Civilizações que antecederam a ocupação europeia da América do Sul, como a Zenu, na Cordilheira Andina da Colômbia, controlaram as cheias do rio Madalena por meio de canais, em forma de espinha de peixe, os quais continham a água e os sedimentos férteis para produzir milho e batas no período seco.

As formas de captação das águas pluviais variam de pequenas barragens (como as que construí em meu Sítio), a grandes galerias no subsolo urbano como em Tóquio. A presença de água na superfície ou a umidade acumulada sob a vegetação impulsionam a diversidade de plantas nativas. Tanto as áreas destinadas à produção de alimentos e à extração controlada de minérios ou as de urbanização precisam ser protegidas por corredores vegetais ou cortinas verdes. Sua função é dupla: captar e guardar parte considerável das águas da chuva e facilitar sua infiltração no solo para recarga dos aquíferos; e transformar carbono em oxigênio. (Uma árvore absorve 2kg de gás carbônico por hora e devolve à atmosfera, no mesmo tempo, 2kg de oxigênio.)

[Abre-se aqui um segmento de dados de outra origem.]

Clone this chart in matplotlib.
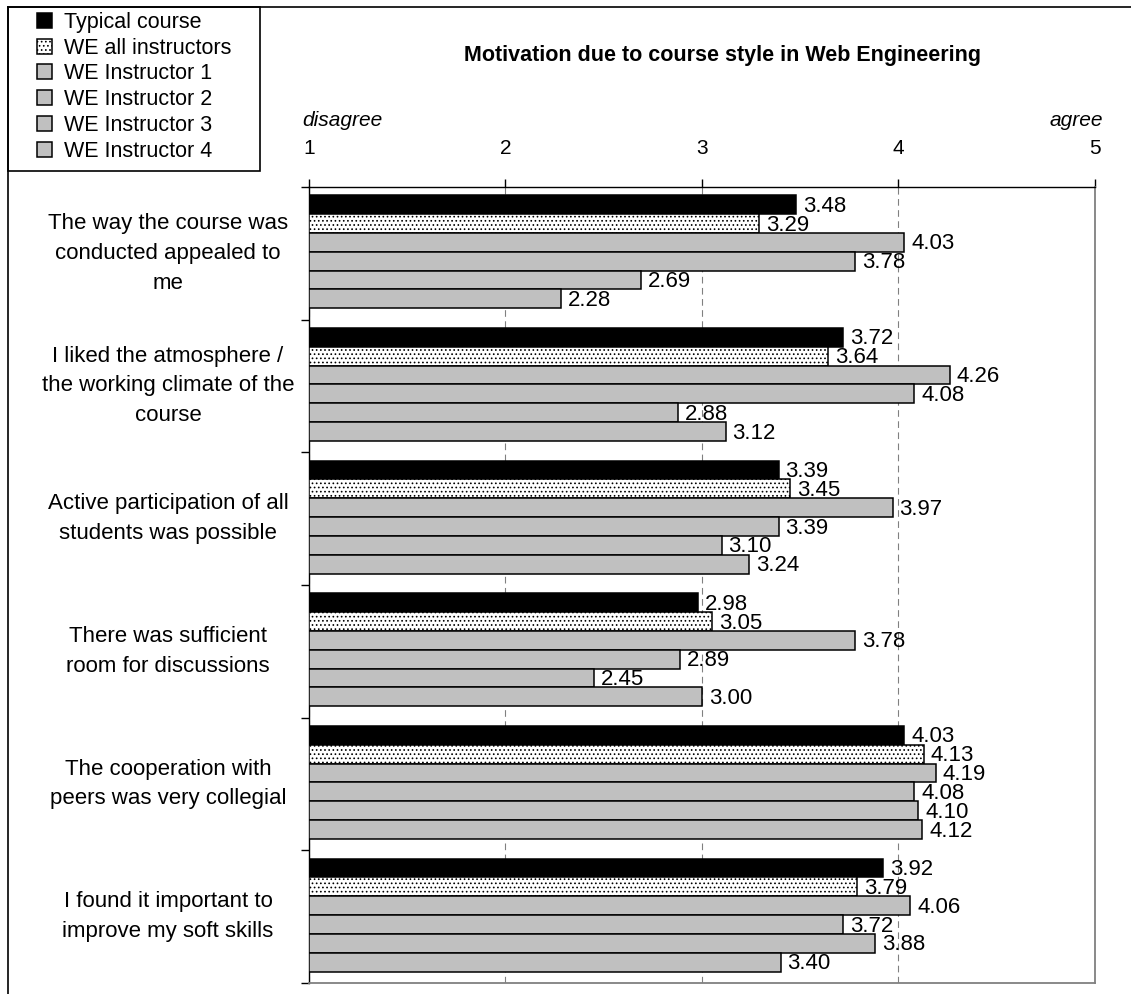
import matplotlib.pyplot as plt
import matplotlib.transforms as mtransforms
import numpy as np
from matplotlib.lines import Line2D
from matplotlib.patches import Rectangle

plt.rcParams['font.family'] = ['Liberation Sans', 'DejaVu Sans']
plt.rcParams['hatch.linewidth'] = 0.7

# survey statements (top to bottom)
statements = [
    'The way the course was\nconducted appealed to\nme',
    'I liked the atmosphere /\nthe working climate of the\ncourse',
    'Active participation of all\nstudents was possible',
    'There was sufficient\nroom for discussions',
    'The cooperation with\npeers was very collegial',
    'I found it important to\nimprove my soft skills',
]

series_names = ['Typical course', 'WE all instructors', 'WE Instructor 1',
                'WE Instructor 2', 'WE Instructor 3', 'WE Instructor 4']

typical_course = [3.48, 3.72, 3.39, 2.98, 4.03, 3.92]
we_all = [3.29, 3.64, 3.45, 3.05, 4.13, 3.79]
we_instr1 = [4.03, 4.26, 3.97, 3.78, 4.19, 4.06]
we_instr2 = [3.78, 4.08, 3.39, 2.89, 4.08, 3.72]
we_instr3 = [2.69, 2.88, 3.10, 2.45, 4.10, 3.88]
we_instr4 = [2.28, 3.12, 3.24, 3.00, 4.12, 3.40]

scale_ticks = [1, 2, 3, 4, 5]

W, H = 1131, 994


def fx(px):
    return px / W


def fy(py):
    return 1 - py / H


fig = plt.figure(figsize=(W / 100, H / 100), dpi=100)
ax = fig.add_axes([fx(309), fy(983), fx(1095) - fx(309), (983 - 187) / H])

all_series = [typical_course, we_all, we_instr1, we_instr2, we_instr3, we_instr4]
styles = [
    dict(color='black', edgecolor='black'),
    dict(color='white', edgecolor='black', hatch='....'),
    dict(color='#c0c0c0', edgecolor='black'),
    dict(color='#c0c0c0', edgecolor='black'),
    dict(color='#c0c0c0', edgecolor='black'),
    dict(color='#c0c0c0', edgecolor='black'),
]

bar_h = 0.142
start = 0.062
cats = np.arange(len(statements))
handles = []
for j, (vals, st) in enumerate(zip(all_series, styles)):
    vals = np.array(vals)
    ys = cats + start + (j + 0.5) * bar_h
    bars = ax.barh(ys, vals - 1, left=1, height=bar_h, linewidth=1.1, zorder=3, **st)
    handles.append(bars)
    # value labels sit under the bars, so a longer neighbour can clip them
    for v, y in zip(vals, ys):
        ax.annotate(f'{v:.2f}', (v, y), xytext=(5, -1.2), textcoords='offset points',
                    va='center', ha='left', fontsize=16, zorder=2)

ax.set_xlim(1, 5)
ax.set_ylim(len(statements), 0)

ax.xaxis.tick_top()
ax.set_xticks(scale_ticks)
ax.set_xticklabels([str(t) for t in scale_ticks])
ax.tick_params(axis='x', direction='out', length=6, width=1, pad=15, labelsize=15)
ax.set_yticks(np.arange(len(statements) + 1))
ax.set_yticklabels([])
ax.tick_params(axis='y', direction='out', length=6, width=1)

ax.grid(axis='x', color='#808080', linestyle=(0, (6, 4)), linewidth=0.8)
ax.set_axisbelow(True)

for side in ['top', 'left']:
    ax.spines[side].set_color('black')
    ax.spines[side].set_linewidth(1)
for side in ['right', 'bottom']:
    ax.spines[side].set_color('#808080')
    ax.spines[side].set_linewidth(1.3)

# statement labels, centred in the left margin
trans = mtransforms.blended_transform_factory(fig.transFigure, ax.transData)
for i, s in enumerate(statements):
    ax.text(fx(168), i + 0.5, s, transform=trans, ha='center', va='center',
            multialignment='center', fontsize=16, linespacing=1.55)

fig.text(fx(302), fy(120), 'disagree', style='italic', fontsize=15, ha='left', va='center')
fig.text(fx(1103), fy(120), 'agree', style='italic', fontsize=15, ha='right', va='center')
fig.text(fx(722), fy(56), 'Motivation due to course style in Web Engineering',
         fontsize=15.5, fontweight='bold', ha='center', va='center')

# outer frame and legend box
fig.add_artist(Line2D([fx(8), 1], [fy(7), fy(7)], color='black', lw=1.2))
fig.add_artist(Line2D([fx(8), fx(8)], [fy(7), 0], color='black', lw=1.2))
fig.add_artist(Rectangle((fx(8), fy(171)), fx(260) - fx(8), (171 - 7) / H,
                         transform=fig.transFigure, fill=False, edgecolor='black', lw=1.2))

fig.legend(handles=handles, labels=series_names, loc='upper left',
           bbox_to_anchor=(fx(37), fy(12)), frameon=False, borderpad=0,
           borderaxespad=0, handlelength=0.7, handleheight=0.7,
           handletextpad=0.55, labelspacing=0.22, fontsize=15.5)

fig.savefig('out.png', dpi=100)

Graças à água, à umidade e aos bosques nativos, estabelecem-se refúgios de pássaros, animais e insetos que encontram alimentação adequada para sua reprodução, assegurando a biodiversidade e a interdependência das espécies vivas. É possível criar condições que garantam equilíbrio aceitável e administrável entre ocupação e utilização do solo, minimizando-se os efeitos mais agressivos da eventual manifestação atípica dos fenômenos naturais.

Em alguns países (Finlândia, Suécia), o equilíbrio entre áreas de ocupação humana, vegetal e animal é garantido com delimitação de espaços para cada um desses agrupamentos. Florestas atravessadas por rodovias e ferrovias, são cercadas por telas para impedir o atropelamento de animais selvagens.

Os oásis produtivos, sejam pequenos ou grandes, sugerem uma nova concepção da ocupação, uso e exploração racional e cuidadosa do solo. Implica tomar em consideração todos os elementos sistêmicos, forças e energias que se combinam para garantir a permanente recomposição do equilíbrio ecoambiental e a relação de interdependência de todos os seres vivos e a própria continuidade da vida no planeta.